Aim: Both the line containing "Recreate this image" and the line containing "fig.savefig('out.png', dpi=100)" are part of the range to copy, along with every line between them. Copy it exactly and leave out the pictures.

Charts and diagrams as code:
---
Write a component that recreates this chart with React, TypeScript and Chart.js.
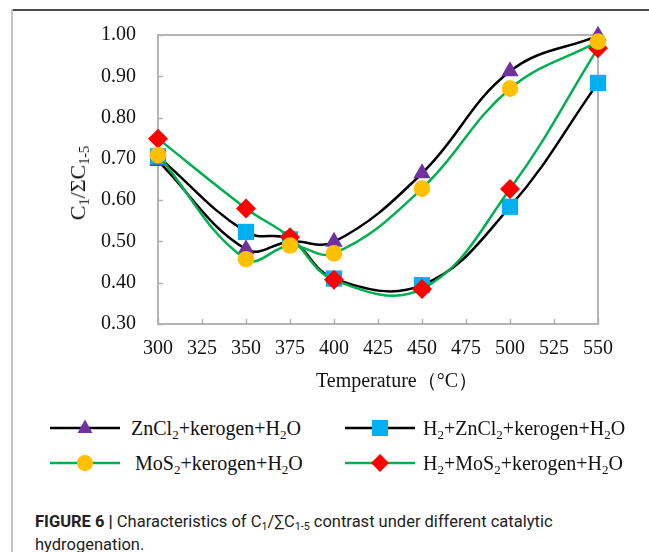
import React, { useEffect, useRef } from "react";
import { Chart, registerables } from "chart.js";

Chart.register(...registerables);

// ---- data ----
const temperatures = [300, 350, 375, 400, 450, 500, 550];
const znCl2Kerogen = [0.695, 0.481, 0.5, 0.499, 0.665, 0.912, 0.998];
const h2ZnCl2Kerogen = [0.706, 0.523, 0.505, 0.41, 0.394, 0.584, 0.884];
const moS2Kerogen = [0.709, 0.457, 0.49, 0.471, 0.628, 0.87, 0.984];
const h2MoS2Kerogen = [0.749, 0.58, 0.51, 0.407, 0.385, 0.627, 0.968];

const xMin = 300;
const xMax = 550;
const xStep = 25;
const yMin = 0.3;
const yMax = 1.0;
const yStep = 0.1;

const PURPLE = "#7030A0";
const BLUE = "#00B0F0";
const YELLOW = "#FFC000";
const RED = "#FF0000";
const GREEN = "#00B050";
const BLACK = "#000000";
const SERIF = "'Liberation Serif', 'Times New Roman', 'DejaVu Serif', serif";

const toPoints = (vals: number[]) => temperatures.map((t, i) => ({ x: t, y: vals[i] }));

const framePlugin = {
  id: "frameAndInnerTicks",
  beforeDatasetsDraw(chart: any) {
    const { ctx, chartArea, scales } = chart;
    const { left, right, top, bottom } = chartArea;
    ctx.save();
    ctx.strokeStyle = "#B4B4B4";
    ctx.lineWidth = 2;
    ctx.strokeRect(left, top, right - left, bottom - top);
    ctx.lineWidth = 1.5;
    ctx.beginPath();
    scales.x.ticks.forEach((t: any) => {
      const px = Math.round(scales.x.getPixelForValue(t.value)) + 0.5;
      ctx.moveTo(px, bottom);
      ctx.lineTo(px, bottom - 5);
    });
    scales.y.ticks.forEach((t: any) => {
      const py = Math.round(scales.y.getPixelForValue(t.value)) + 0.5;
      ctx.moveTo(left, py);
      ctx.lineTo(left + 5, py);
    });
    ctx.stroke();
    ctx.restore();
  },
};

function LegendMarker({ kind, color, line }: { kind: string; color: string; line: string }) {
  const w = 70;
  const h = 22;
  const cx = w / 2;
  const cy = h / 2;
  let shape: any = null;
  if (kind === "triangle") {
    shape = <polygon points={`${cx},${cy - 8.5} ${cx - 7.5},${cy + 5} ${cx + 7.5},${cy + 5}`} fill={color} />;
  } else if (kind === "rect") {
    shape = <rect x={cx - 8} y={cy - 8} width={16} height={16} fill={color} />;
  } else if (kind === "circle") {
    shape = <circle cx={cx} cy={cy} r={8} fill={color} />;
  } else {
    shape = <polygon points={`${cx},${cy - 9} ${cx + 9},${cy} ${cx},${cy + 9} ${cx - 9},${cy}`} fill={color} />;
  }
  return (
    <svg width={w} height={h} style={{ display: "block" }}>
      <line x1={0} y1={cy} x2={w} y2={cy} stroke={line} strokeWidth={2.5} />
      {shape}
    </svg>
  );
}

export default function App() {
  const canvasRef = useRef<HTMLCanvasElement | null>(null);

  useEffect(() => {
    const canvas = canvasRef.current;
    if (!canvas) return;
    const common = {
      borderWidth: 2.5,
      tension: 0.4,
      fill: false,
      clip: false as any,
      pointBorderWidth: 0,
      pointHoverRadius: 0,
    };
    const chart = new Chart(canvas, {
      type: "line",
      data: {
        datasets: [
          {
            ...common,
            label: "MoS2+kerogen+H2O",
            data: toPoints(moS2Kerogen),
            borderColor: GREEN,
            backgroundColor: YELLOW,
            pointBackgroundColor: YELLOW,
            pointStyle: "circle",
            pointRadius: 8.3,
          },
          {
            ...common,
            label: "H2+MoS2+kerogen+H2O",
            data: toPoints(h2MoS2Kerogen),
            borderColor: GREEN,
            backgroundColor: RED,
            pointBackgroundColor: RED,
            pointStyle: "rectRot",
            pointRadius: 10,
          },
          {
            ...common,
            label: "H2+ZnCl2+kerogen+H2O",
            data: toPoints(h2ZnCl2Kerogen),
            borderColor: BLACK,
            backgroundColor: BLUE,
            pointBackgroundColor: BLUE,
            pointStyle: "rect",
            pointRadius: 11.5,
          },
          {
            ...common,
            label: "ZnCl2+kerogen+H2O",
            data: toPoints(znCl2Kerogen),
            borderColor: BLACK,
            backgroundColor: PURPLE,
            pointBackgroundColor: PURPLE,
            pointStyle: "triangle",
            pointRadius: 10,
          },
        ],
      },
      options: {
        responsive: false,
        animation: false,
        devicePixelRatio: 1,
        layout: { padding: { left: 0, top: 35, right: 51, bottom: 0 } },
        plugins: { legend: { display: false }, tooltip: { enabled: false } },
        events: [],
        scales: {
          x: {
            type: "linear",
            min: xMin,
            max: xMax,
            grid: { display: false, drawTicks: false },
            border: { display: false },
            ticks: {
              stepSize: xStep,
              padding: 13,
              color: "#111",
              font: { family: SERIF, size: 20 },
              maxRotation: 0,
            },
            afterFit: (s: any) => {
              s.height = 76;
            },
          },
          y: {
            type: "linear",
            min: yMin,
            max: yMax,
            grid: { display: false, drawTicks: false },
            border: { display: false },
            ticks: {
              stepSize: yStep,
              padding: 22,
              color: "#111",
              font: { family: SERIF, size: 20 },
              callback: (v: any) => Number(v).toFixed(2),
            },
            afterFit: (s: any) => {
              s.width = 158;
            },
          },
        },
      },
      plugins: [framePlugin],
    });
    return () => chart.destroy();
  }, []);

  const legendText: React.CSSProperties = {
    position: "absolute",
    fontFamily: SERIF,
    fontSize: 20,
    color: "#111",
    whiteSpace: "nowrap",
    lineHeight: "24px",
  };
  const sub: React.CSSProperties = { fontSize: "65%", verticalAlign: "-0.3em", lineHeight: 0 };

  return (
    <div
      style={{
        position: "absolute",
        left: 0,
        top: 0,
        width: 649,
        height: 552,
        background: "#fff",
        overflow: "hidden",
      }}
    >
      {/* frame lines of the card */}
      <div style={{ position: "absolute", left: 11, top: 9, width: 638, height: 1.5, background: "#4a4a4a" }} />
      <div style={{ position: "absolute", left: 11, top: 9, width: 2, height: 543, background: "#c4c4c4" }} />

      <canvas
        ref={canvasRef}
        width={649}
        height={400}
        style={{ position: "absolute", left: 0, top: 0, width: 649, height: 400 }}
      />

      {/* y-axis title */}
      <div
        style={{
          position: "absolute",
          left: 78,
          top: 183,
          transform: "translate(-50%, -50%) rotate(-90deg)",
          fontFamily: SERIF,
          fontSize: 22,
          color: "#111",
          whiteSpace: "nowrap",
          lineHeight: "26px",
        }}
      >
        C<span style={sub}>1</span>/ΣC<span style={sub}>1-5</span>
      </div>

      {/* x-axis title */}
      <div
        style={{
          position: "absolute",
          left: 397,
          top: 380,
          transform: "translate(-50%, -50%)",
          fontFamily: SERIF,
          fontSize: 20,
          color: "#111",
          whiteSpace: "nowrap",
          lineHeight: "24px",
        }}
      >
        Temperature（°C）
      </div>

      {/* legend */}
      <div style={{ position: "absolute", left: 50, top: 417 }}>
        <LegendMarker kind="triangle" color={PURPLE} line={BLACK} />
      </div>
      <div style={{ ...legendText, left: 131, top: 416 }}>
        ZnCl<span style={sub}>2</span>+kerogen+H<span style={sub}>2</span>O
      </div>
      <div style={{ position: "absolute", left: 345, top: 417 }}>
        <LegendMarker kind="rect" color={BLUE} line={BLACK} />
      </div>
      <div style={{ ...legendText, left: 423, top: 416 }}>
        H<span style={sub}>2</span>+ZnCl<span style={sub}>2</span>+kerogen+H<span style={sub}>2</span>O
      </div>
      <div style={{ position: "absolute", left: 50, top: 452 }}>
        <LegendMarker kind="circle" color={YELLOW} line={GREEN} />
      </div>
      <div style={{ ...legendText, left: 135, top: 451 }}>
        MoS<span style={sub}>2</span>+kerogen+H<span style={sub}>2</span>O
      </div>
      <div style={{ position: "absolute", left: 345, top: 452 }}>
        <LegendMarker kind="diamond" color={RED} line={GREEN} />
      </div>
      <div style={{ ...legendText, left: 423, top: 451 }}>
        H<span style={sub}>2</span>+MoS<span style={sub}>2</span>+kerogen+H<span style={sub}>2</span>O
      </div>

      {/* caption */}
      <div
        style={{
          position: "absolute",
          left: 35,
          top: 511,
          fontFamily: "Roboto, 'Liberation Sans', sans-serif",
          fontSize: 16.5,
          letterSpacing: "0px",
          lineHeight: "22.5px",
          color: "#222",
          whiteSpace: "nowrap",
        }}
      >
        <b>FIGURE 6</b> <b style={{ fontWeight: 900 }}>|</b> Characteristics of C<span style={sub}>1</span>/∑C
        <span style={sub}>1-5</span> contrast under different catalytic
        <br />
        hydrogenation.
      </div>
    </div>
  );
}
---
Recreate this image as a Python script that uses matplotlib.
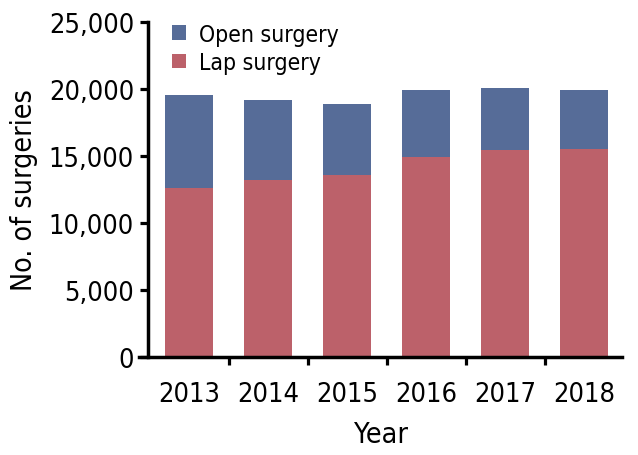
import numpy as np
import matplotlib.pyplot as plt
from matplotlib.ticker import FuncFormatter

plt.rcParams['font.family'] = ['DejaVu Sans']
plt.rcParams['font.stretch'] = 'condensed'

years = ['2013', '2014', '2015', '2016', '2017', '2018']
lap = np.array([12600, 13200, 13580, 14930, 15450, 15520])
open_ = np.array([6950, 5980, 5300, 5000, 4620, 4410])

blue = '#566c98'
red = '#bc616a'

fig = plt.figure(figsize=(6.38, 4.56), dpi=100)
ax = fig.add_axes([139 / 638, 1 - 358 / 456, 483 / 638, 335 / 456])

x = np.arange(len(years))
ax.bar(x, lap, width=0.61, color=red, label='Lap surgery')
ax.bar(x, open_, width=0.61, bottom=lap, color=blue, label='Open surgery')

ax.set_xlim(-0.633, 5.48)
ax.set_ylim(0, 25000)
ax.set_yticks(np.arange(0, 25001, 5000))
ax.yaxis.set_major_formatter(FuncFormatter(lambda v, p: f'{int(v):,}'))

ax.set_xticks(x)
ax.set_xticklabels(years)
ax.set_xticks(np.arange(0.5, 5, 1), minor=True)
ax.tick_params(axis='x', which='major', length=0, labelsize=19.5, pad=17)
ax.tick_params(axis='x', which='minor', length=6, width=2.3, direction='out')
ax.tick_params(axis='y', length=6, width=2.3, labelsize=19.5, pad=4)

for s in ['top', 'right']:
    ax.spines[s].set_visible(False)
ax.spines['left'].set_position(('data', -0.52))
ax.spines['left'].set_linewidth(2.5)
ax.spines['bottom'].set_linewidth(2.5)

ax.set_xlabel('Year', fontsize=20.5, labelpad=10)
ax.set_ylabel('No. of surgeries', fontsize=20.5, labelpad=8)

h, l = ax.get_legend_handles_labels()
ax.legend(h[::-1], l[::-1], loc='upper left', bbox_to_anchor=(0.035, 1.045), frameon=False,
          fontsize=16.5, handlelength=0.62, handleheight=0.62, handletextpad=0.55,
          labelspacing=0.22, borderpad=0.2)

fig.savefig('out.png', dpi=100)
---
Task answer:
Recreate this image as a Python script that uses matplotlib.
import numpy as np
import matplotlib.pyplot as plt
from matplotlib.ticker import FuncFormatter

plt.rcParams['font.family'] = ['DejaVu Sans']
plt.rcParams['font.stretch'] = 'condensed'

years = ['2013', '2014', '2015', '2016', '2017', '2018']
lap = np.array([12600, 13200, 13580, 14930, 15450, 15520])
open_ = np.array([6950, 5980, 5300, 5000, 4620, 4410])

blue = '#566c98'
red = '#bc616a'

fig = plt.figure(figsize=(6.38, 4.56), dpi=100)
ax = fig.add_axes([139 / 638, 1 - 358 / 456, 483 / 638, 335 / 456])

x = np.arange(len(years))
ax.bar(x, lap, width=0.61, color=red, label='Lap surgery')
ax.bar(x, open_, width=0.61, bottom=lap, color=blue, label='Open surgery')

ax.set_xlim(-0.633, 5.48)
ax.set_ylim(0, 25000)
ax.set_yticks(np.arange(0, 25001, 5000))
ax.yaxis.set_major_formatter(FuncFormatter(lambda v, p: f'{int(v):,}'))

ax.set_xticks(x)
ax.set_xticklabels(years)
ax.set_xticks(np.arange(0.5, 5, 1), minor=True)
ax.tick_params(axis='x', which='major', length=0, labelsize=19.5, pad=17)
ax.tick_params(axis='x', which='minor', length=6, width=2.3, direction='out')
ax.tick_params(axis='y', length=6, width=2.3, labelsize=19.5, pad=4)

for s in ['top', 'right']:
    ax.spines[s].set_visible(False)
ax.spines['left'].set_position(('data', -0.52))
ax.spines['left'].set_linewidth(2.5)
ax.spines['bottom'].set_linewidth(2.5)

ax.set_xlabel('Year', fontsize=20.5, labelpad=10)
ax.set_ylabel('No. of surgeries', fontsize=20.5, labelpad=8)

h, l = ax.get_legend_handles_labels()
ax.legend(h[::-1], l[::-1], loc='upper left', bbox_to_anchor=(0.035, 1.045), frameon=False,
          fontsize=16.5, handlelength=0.62, handleheight=0.62, handletextpad=0.55,
          labelspacing=0.22, borderpad=0.2)

fig.savefig('out.png', dpi=100)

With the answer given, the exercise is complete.